Glory Sports International kickboxing
Swedish network Glory Sports International tweets out instant replies to gain TV viewers Glory Sports International

Sports television channels are using social media and YouTube to instantly feed their fans' appetite for content during intervals - and stop them switching over from adverts they aren't even watching.

Speaking at a London conference to discuss the future of television, Ivan Farneti, chief operating officer of Sweden-based Glory Sports International, a channel dedicated to kick-boxing, said his social media team pump out video highlights during advert breaks to keep viewers from turning over and losing ad revenue for the network.

"You need to make sure that when the TV commercials come on, your thumbs are busy on your phones so you don't change channel. If our viewers are busy tweeting [about what they just saw] they aren't changing the channel," Farneti said.

A key technique for Farneti's channel and production team is to record fights and upload short highlights to the internet immediately. Doing so creates reaction on social media and this brings more viewers to the channel just moments later. "Our social media team's job [on the monthly fight night] is to create live snippets that can become viral.

"Our first fight in Istanbul had a guy snap his shin in two [from kicking an opponent]. A 10 second clip [of this injury] was sent out immediately and we saw a spike in viewing numbers immediately after. [Another clip] of a 580-degree kick was on the web in two minutes and viewed one million times in less than an hour."

Get there first and new viewers tune in

David Gibbs, director of Sky Sports Digital Media, agreed that getting key moments onto social media translates into an instant surge in viewers to the TV channel. "For our 30-year-old business [social media] is changing the way people think," Gibbs said. "Something happens, you get it out there. If you don't, then someone else does it before you.
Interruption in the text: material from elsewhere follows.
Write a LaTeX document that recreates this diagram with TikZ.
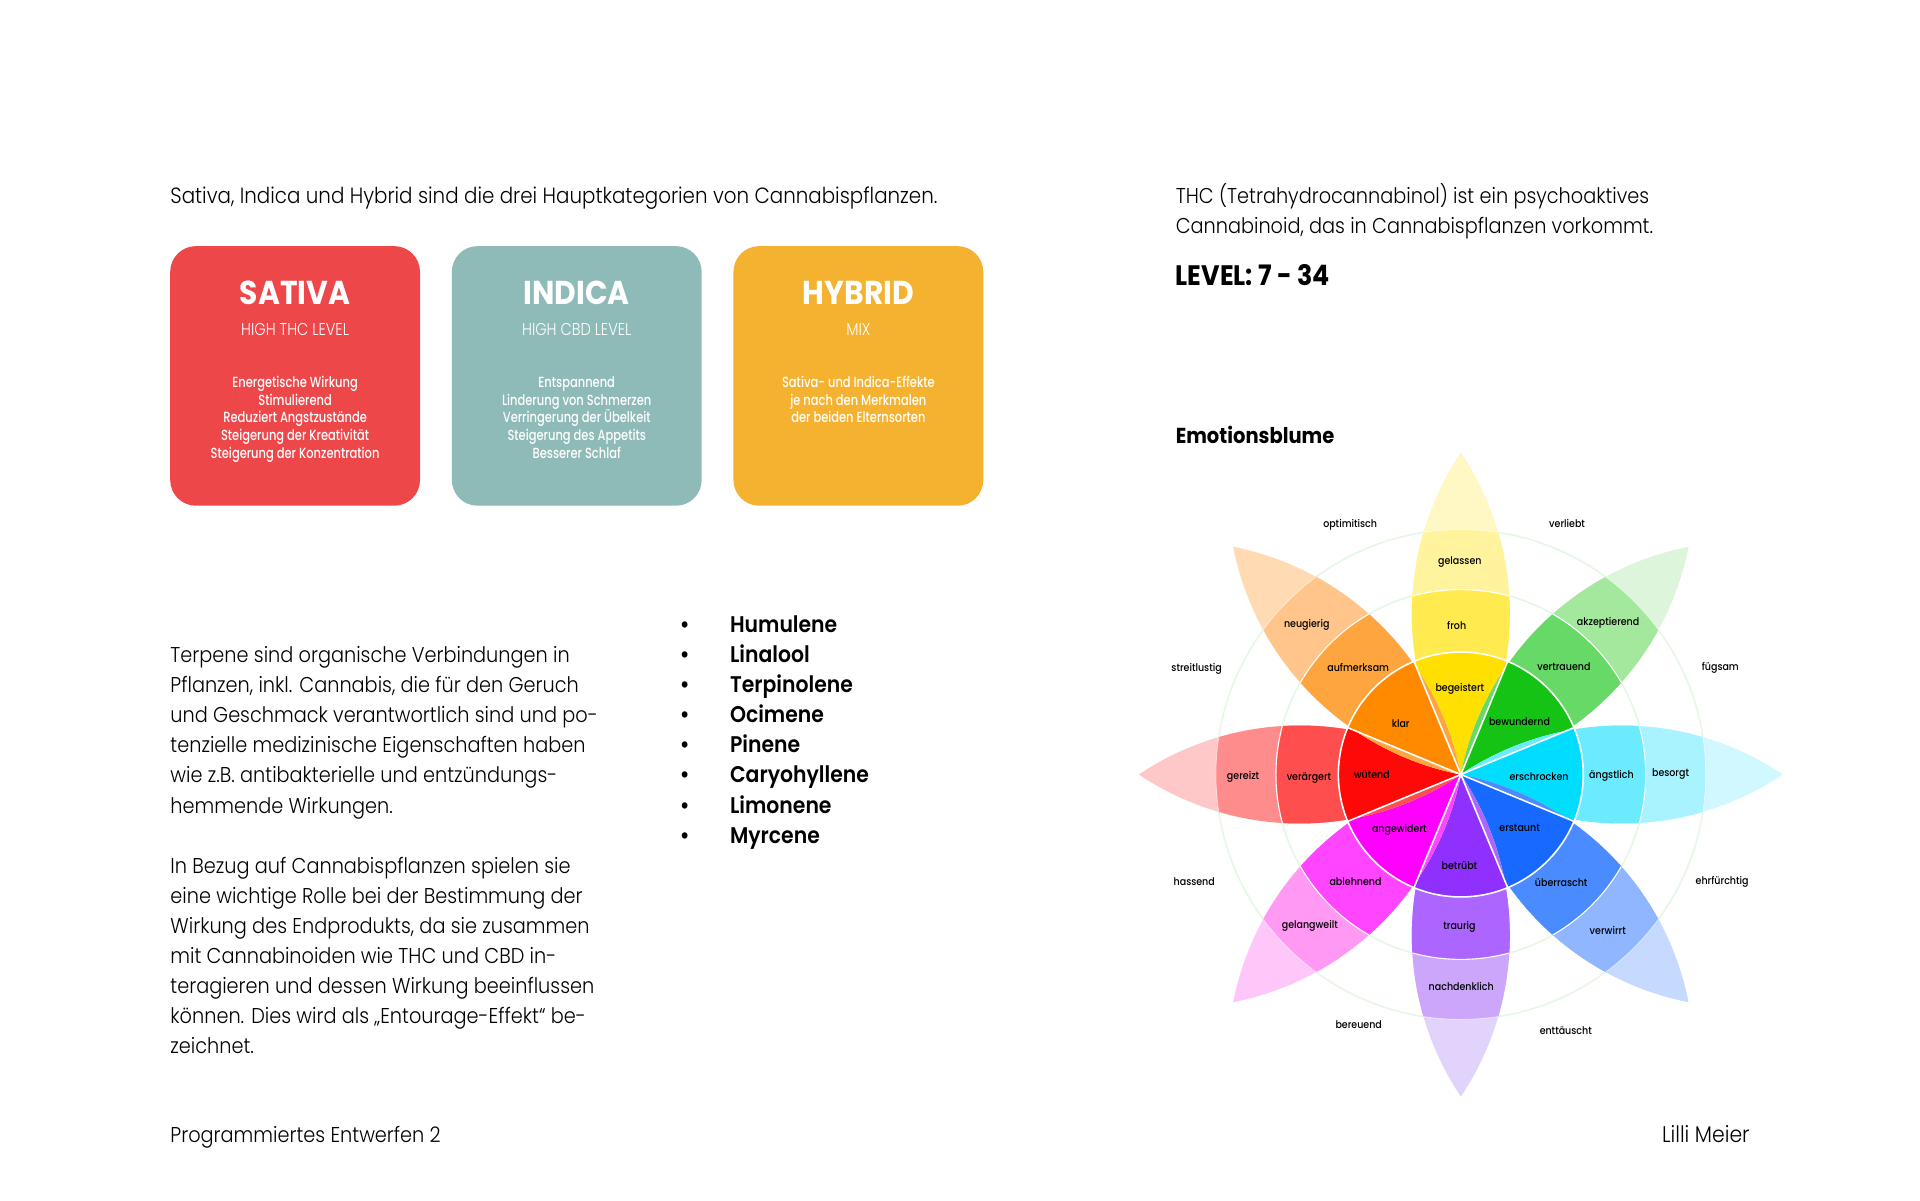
\documentclass[tikz,border=0pt]{standalone}
\usepackage{fontspec}
\setmainfont{Poppins}[FakeStretch=0.9]
\IfFontExistsTF{Poppins Light}
  {\newfontfamily\bodyfont{Poppins Light}[FakeStretch=0.9]
   \newfontfamily\subfont{Poppins Light}[FakeStretch=0.85]}
  {\newfontfamily\bodyfont{Poppins}[FakeStretch=0.9]
   \newfontfamily\subfont{Poppins}[FakeStretch=0.85]}
\IfFontExistsTF{Poppins SemiBold}
  {\newfontfamily\semifont{Poppins SemiBold}[FakeStretch=0.9]}
  {\newfontfamily\semifont{Poppins}[FakeStretch=0.9,FakeBold=1.5]}
\IfFontExistsTF{Poppins Medium}
  {\newfontfamily\medfont{Poppins Medium}[FakeStretch=0.78]
   \newfontfamily\lblfont{Poppins Medium}[FakeStretch=0.9]}
  {\newfontfamily\medfont{Poppins}[FakeStretch=0.78,FakeBold=0.8]
   \newfontfamily\lblfont{Poppins}[FakeStretch=0.9,FakeBold=0.5]}
\newfontfamily\titlefont{Poppins}[FakeStretch=0.9]
\definecolor{sativa}{HTML}{EE474A}
\definecolor{indica}{HTML}{8EBAB8}
\definecolor{hybrid}{HTML}{F5B230}
\definecolor{ringc}{HTML}{E6F7E6}
\definecolor{Ya}{HTML}{FFE000}\definecolor{Yb}{HTML}{FFEB50}\definecolor{Yc}{HTML}{FFF39E}\definecolor{Yd}{HTML}{FFF8C4}
\definecolor{Ga}{HTML}{14C314}\definecolor{Gb}{HTML}{66D966}\definecolor{Gc}{HTML}{A3E89D}\definecolor{Gd}{HTML}{DDF5DA}
\definecolor{Ca}{HTML}{00DDFF}\definecolor{Cb}{HTML}{6CEBFF}\definecolor{Cc}{HTML}{A8F3FF}\definecolor{Cd}{HTML}{D2F8FF}
\definecolor{Ba}{HTML}{1769FF}\definecolor{Bb}{HTML}{4A8BFF}\definecolor{Bc}{HTML}{8FB6FF}\definecolor{Bd}{HTML}{C6DAFF}
\definecolor{Pa}{HTML}{9030FF}\definecolor{Pb}{HTML}{AC66FF}\definecolor{Pc}{HTML}{CBA6FA}\definecolor{Pd}{HTML}{E2D3FD}
\definecolor{Ma}{HTML}{FF00FF}\definecolor{Mb}{HTML}{FF45FF}\definecolor{Mc}{HTML}{FF99F4}\definecolor{Md}{HTML}{FFC6F9}
\definecolor{Ra}{HTML}{FF0808}\definecolor{Rb}{HTML}{FF4E4E}\definecolor{Rc}{HTML}{FF8C8C}\definecolor{Rd}{HTML}{FFC8C8}
\definecolor{Oa}{HTML}{FF8A00}\definecolor{Ob}{HTML}{FFA53F}\definecolor{Oc}{HTML}{FFC58A}\definecolor{Od}{HTML}{FFDAB3}
\begin{document}
\begin{tikzpicture}[x=1pt,y=1pt,
  body/.style={inner sep=0pt, anchor=base west, font=\fontsize{17.5}{21}\selectfont\bodyfont},
  bul/.style={inner sep=0pt, anchor=base west, font=\fontsize{18.5}{21}\selectfont\semifont},
  card/.style={rounded corners=21pt, minimum width=204pt, minimum height=212pt, inner sep=0pt},
  cardtitle/.style={inner sep=0pt, anchor=base, text=white, font=\fontsize{27}{30}\selectfont\titlefont\bfseries},
  cardsub/.style={inner sep=0pt, anchor=base, text=white, font=\fontsize{14}{16}\selectfont\subfont},
  cardline/.style={inner sep=0pt, anchor=base, text=white, font=\fontsize{12}{14}\selectfont\medfont},
  lbl/.style={inner sep=0pt, font=\fontsize{8.6}{10}\selectfont\lblfont},
]
\useasboundingbox (0,0) rectangle (1568,-980);
\fill[white] (0,0) rectangle (1568,-980);

% ---------- top left ----------
\node[body, font=\fontsize{18}{21}\selectfont\bodyfont] (intro) at (139,-166) {Sativa, Indica und Hybrid sind die drei Hauptkategorien von Cannabispflanzen.};

\node[card, fill=sativa] (sat) at (241,-307) {};
\node[card, fill=indica] (ind) at (471,-307) {};
\node[card, fill=hybrid] (hyb) at (701,-307) {};

\node[cardtitle] (satT) at (241,-248.5) {SATIVA};
\node[cardtitle] (indT) at (471,-248.5) {INDICA};
\node[cardtitle] (hybT) at (701,-248.5) {HYBRID};
\node[cardsub] (satS) at (241,-274) {HIGH THC LEVEL};
\node[cardsub] (indS) at (471,-274) {HIGH CBD LEVEL};
\node[cardsub] (hybS) at (701,-274) {MIX};

\foreach \t [count=\i] in {{Energetische Wirkung},{Stimulierend},{Reduziert Angstzustände},{Steigerung der Kreativität},{Steigerung der Konzentration}}
  \node[cardline] (satL\i) at (241,{-316.4-14.5*(\i-1)}) {\t};
\foreach \t [count=\i] in {{Entspannend},{Linderung von Schmerzen},{Verringerung der Übelkeit},{Steigerung des Appetits},{Besserer Schlaf}}
  \node[cardline] (indL\i) at (471,{-316.4-14.5*(\i-1)}) {\t};
\foreach \t [count=\i] in {{Sativa- und Indica-Effekte},{je nach den Merkmalen},{der beiden Elternsorten}}
  \node[cardline] (hybL\i) at (701,{-316.4-14.5*(\i-1)}) {\t};

% ---------- paragraphs ----------
\foreach \t [count=\i] in {{Terpene sind organische Verbindungen in},{Pflanzen, inkl. Cannabis, die für den Geruch},{und Geschmack verantwortlich sind und po-},{tenzielle medizinische Eigenschaften haben},{wie z.B. antibakterielle und entzündungs-},{hemmende Wirkungen.}}
  \node[body] (pa\i) at (139,{-541-24.6*(\i-1)}) {\t};
\foreach \t [count=\i] in {{In Bezug auf Cannabispflanzen spielen sie},{eine wichtige Rolle bei der Bestimmung der},{Wirkung des Endprodukts, da sie zusammen},{mit Cannabinoiden wie THC und CBD in-},{teragieren und dessen Wirkung beeinflussen},{können. Dies wird als „Entourage-Effekt“ be-},{zeichnet.}}
  \node[body] (pb\i) at (139,{-713-24.6*(\i-1)}) {\t};

\foreach \t [count=\i] in {Humulene,Linalool,Terpinolene,Ocimene,Pinene,Caryohyllene,Limonene,Myrcene}{
  \node[bul] (bd\i) at (555,{-516.4-24.6*(\i-1)}) {•};
  \node[bul] (bt\i) at (596,{-516.4-24.6*(\i-1)}) {\t};
}

% ---------- right top ----------
\node[body] (thc1) at (960,-166) {THC (Tetrahydrocannabinol) ist ein psychoaktives};
\node[body] (thc2) at (960,-190.6) {Cannabinoid, das in Cannabispflanzen vorkommt.};
\node[inner sep=0pt, anchor=base west, font=\fontsize{23}{28}\selectfont\bfseries] (lvl) at (960,-233) {LEVEL: 7 - 34};
\node[inner sep=0pt, anchor=base west, font=\fontsize{17.7}{22}\selectfont\bfseries] (emo) at (960,-362) {Emotionsblume};

% ---------- footer ----------
\node[body] (foot1) at (139,-933) {Programmiertes Entwerfen 2};
\node[body, anchor=base east, font=\fontsize{18.5}{21}\selectfont\bodyfont] (foot2) at (1429,-933) {Lilli Meier};

% ---------- flower ----------
\begin{scope}[shift={(1193,-632.5)}]
  \draw[ringc, line width=1.3pt] (0,0) circle (151);
  \draw[ringc, line width=1.3pt] (0,0) circle (200);
  \foreach \rot/\ca/\cb/\cc/\cd in {0/Ya/Yb/Yc/Yd, -45/Ga/Gb/Gc/Gd, -90/Ca/Cb/Cc/Cd, -135/Ba/Bb/Bc/Bd, 180/Pa/Pb/Pc/Pd, 135/Ma/Mb/Mc/Md, 90/Ra/Rb/Rc/Rd, 45/Oa/Ob/Oc/Od}{
    \begin{scope}[rotate=\rot]
      \begin{scope}
        \clip (0,0) arc[start angle=-33.84, end angle=33.84, radius=236.15]
                    arc[start angle=146.16, end angle=213.84, radius=236.15] -- cycle;
        \fill[\cd] (0,0) circle (270);
        \fill[\cc] (0,0) circle (200);
        \fill[\cb] (0,0) circle (151);
        \draw[white, line width=0.9pt] (0,0) circle (151);
        \draw[white, opacity=0.6, line width=0.6pt] (0,0) circle (200);
      \end{scope}
      \fill[\ca] (0,0) -- (67.5:100) arc[start angle=67.5, end angle=112.5, radius=100] -- cycle;
    \end{scope}
  }
  \foreach \a in {22.5,67.5,...,337.5}
    \draw[white, line width=1.3pt] (0,0) -- (\a:100.5);
  \draw[white, line width=1.3pt] (0,0) circle (100);
\end{scope}

% core labels
\node[lbl] (e1) at (1143.9,-591.0) {klar};
\node[lbl] (e2) at (1192.2,-562.6) {begeistert};
\node[lbl] (e3) at (1240.9,-589.5) {bewundernd};
\node[lbl] (e4) at (1256.9,-634.3) {erschrocken};
\node[lbl] (e5) at (1241.0,-676.0) {erstaunt};
\node[lbl] (e6) at (1191.9,-707.3) {betrübt};
\node[lbl] (e7) at (1142.8,-677.8) {angewidert};
\node[lbl] (e8) at (1120.3,-632.4) {wütend};
% ring 2
\node[lbl] (f1) at (1109.2,-544.9) {aufmerksam};
\node[lbl] (f2) at (1189.6,-510.6) {froh};
\node[lbl] (f3) at (1277.2,-544.5) {vertrauend};
\node[lbl] (f4) at (1316.0,-633.8) {ängstlich};
\node[lbl] (f5) at (1275.0,-721.0) {überrascht};
\node[lbl] (f6) at (1191.9,-757.1) {traurig};
\node[lbl] (f7) at (1107.0,-720.2) {ablehnend};
\node[lbl] (f8) at (1069.0,-635.0) {verärgert};
% ring 3
\node[lbl] (g1) at (1067.2,-510.2) {neugierig};
\node[lbl] (g2) at (1192.2,-458.9) {gelassen};
\node[lbl] (g3) at (1313.3,-508.4) {akzeptierend};
\node[lbl] (g4) at (1364.3,-632.1) {besorgt};
\node[lbl] (g5) at (1313.0,-760.1) {verwirrt};
\node[lbl] (g6) at (1193.3,-805.4) {nachdenklich};
\node[lbl] (g7) at (1069.7,-756.4) {gelangweilt};
\node[lbl] (g8) at (1015.2,-634.6) {gereizt};
% outer
\node[lbl] (h1) at (1102.6,-428.7) {optimitisch};
\node[lbl] (h2) at (1279.8,-427.2) {verliebt};
\node[lbl] (h3) at (1404.9,-545.3) {fügsam};
\node[lbl] (h4) at (1406.4,-719.9) {ehrfürchtig};
\node[lbl] (h5) at (1278.7,-841.6) {enttäuscht};
\node[lbl] (h6) at (1109.6,-836.4) {bereuend};
\node[lbl] (h7) at (975.3,-719.9) {hassend};
\node[lbl] (h8) at (977.2,-546.0) {streitlustig};
\end{tikzpicture}
\end{document}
You do see these spikes [in viewers]. Grab it, get it out there and you bring people in."

Gibbs went on to explain the complicated Sky Sports has with Periscope, the Twitter-owned smartphone app which lets users broadcast live video to their followers.

On the one hand, Periscope is being used to broadcast live sports events for which Sky pays a fortune for; but on the other, it has become a powerful tool for giving Sky viewers extra content from the broadcaster itself. "Things like Periscope and [rival video app] Vine, we use them where they add value to our offering. There is a big demand and it's about managing those relationships, the good and the less good sides."